As a more traditionally created and compiled album (as opposed to the Spektor’s previous efforts, effectively hits collections), there’s unfortunately also what feels like filler - of course it’s not filler really, but it’s not often you sit listening to a Regina Spektor song and feel...well, bored. But unfortunately this happens a bit with ‘Black and White’, strangely the closer ‘The Visit’, and disappointingly, ‘Obsolete’. The latter is a song with a frustratingly good concept and a way of expressing it that should be heartbreaking but just fails to keep hold of attention.

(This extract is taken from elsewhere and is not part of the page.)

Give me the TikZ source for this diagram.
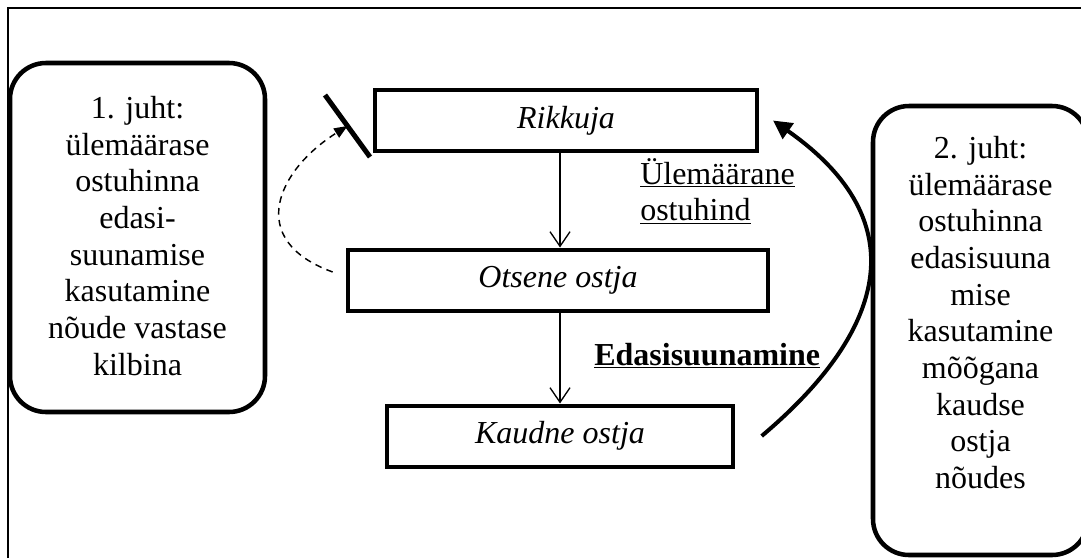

Remember us to Life has its moments though, for sure, and present in most of these songs are several reminders of Spektor’s talent for songwriting. The Light’, without needing any kind of wacky innovation, is a straightforward piano ballad nothing short of lovely. And pervading the album is her musical creativity - her piano parts are often gorgeously lyrical, and her harmonic progressions are often brilliant. But as a whole, Remember us to Life feels a little patchy, with enough ups to make it good, but too many downs to make it great.